_Your goal_
Retype only the lines below from the one with "Clone this chart in matplotlib." to the one with "metabolism', 'Heme', 'Iron metabolism']", inclusive, skipping every image.

_Rows_
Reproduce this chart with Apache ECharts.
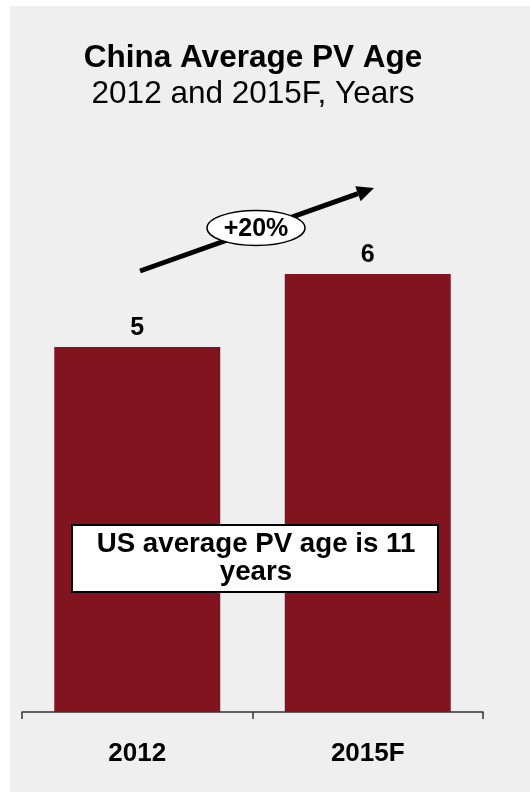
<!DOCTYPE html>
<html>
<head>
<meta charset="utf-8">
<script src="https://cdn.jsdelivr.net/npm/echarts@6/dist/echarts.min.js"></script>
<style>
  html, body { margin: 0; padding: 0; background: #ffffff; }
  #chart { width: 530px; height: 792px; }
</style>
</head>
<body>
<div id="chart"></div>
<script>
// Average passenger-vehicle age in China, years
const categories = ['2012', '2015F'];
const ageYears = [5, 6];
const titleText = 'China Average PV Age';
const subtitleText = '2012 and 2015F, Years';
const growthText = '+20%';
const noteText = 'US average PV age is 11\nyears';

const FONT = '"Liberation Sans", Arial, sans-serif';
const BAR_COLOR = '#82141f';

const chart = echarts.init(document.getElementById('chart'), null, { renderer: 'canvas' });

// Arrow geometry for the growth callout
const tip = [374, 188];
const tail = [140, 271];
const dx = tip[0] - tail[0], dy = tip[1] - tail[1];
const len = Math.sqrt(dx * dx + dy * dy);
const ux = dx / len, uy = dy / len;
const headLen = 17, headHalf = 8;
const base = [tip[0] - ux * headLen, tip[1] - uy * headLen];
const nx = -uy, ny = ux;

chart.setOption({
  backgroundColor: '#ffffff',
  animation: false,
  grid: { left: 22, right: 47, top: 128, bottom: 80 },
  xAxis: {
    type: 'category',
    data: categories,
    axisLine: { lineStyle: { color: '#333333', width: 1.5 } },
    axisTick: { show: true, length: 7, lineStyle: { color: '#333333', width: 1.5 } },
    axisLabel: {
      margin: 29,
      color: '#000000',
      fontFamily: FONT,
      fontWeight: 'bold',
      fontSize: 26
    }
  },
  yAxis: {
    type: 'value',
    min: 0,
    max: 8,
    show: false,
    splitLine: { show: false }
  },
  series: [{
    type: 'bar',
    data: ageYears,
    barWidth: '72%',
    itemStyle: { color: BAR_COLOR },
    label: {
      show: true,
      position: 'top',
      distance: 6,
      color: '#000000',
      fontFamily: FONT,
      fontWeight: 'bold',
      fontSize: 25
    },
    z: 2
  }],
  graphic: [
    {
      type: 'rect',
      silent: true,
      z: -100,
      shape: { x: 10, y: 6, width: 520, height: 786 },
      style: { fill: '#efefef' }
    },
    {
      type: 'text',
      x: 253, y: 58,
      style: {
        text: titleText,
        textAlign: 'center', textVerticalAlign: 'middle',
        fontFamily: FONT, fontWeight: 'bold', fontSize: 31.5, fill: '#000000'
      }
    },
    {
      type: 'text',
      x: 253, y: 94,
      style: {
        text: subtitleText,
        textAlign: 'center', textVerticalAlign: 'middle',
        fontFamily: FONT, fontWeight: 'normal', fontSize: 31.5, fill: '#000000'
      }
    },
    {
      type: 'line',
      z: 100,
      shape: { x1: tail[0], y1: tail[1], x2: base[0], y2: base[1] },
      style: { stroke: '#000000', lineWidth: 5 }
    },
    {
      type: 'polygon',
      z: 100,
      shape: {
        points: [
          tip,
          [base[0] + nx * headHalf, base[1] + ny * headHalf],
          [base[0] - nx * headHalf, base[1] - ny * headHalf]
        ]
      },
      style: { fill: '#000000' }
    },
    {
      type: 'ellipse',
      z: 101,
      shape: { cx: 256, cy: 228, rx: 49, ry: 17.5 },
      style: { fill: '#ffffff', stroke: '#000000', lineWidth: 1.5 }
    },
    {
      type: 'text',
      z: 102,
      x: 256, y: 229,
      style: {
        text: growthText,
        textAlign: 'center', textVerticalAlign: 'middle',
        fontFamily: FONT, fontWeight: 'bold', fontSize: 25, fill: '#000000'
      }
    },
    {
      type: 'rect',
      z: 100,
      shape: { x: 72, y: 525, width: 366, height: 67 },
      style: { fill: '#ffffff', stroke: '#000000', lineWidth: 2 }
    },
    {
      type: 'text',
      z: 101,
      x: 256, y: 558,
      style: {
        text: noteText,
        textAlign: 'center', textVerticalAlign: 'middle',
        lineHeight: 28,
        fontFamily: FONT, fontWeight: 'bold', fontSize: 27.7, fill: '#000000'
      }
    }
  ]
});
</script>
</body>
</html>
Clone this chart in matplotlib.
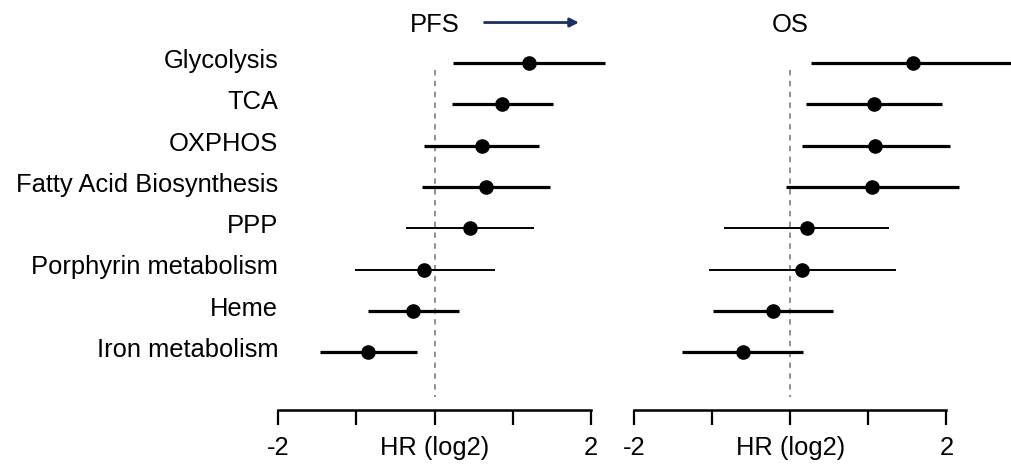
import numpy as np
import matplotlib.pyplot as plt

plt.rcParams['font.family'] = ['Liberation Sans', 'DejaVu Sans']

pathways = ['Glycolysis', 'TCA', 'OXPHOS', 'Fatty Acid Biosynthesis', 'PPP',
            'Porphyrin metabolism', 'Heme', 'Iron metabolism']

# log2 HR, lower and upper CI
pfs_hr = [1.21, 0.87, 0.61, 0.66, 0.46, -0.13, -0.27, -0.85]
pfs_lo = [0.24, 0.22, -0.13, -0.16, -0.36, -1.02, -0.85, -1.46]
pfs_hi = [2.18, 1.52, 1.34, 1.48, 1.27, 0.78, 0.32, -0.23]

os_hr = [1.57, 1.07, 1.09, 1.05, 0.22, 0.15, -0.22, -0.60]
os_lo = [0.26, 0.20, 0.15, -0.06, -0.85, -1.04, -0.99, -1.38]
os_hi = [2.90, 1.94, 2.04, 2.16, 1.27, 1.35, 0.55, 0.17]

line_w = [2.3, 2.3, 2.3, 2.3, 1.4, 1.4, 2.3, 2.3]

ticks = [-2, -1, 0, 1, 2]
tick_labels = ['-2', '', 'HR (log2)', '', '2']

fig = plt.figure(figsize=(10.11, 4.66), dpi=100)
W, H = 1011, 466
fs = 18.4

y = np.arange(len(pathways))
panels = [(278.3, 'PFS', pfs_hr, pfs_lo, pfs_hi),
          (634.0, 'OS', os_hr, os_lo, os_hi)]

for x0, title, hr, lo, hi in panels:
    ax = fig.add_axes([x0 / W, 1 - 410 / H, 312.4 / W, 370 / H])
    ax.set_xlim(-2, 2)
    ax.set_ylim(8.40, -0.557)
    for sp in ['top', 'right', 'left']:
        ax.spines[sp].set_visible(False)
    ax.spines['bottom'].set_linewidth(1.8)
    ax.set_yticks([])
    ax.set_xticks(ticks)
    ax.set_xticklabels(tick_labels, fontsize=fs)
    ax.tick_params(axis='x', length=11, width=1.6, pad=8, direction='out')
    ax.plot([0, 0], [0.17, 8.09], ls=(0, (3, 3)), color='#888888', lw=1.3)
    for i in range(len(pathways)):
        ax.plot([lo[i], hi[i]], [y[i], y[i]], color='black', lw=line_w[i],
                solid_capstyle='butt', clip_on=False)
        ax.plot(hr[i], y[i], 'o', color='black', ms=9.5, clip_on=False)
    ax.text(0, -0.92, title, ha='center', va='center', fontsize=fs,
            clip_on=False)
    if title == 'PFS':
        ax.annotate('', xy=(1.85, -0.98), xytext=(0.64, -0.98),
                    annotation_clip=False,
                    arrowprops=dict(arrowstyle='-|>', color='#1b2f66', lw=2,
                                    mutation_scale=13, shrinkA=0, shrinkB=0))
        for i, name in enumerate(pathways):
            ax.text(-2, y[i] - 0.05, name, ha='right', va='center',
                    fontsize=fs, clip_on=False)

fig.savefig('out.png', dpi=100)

_Output for this task_
Clone this chart in matplotlib.
import numpy as np
import matplotlib.pyplot as plt

plt.rcParams['font.family'] = ['Liberation Sans', 'DejaVu Sans']

pathways = ['Glycolysis', 'TCA', 'OXPHOS', 'Fatty Acid Biosynthesis', 'PPP',
            'Porphyrin metabolism', 'Heme', 'Iron metabolism']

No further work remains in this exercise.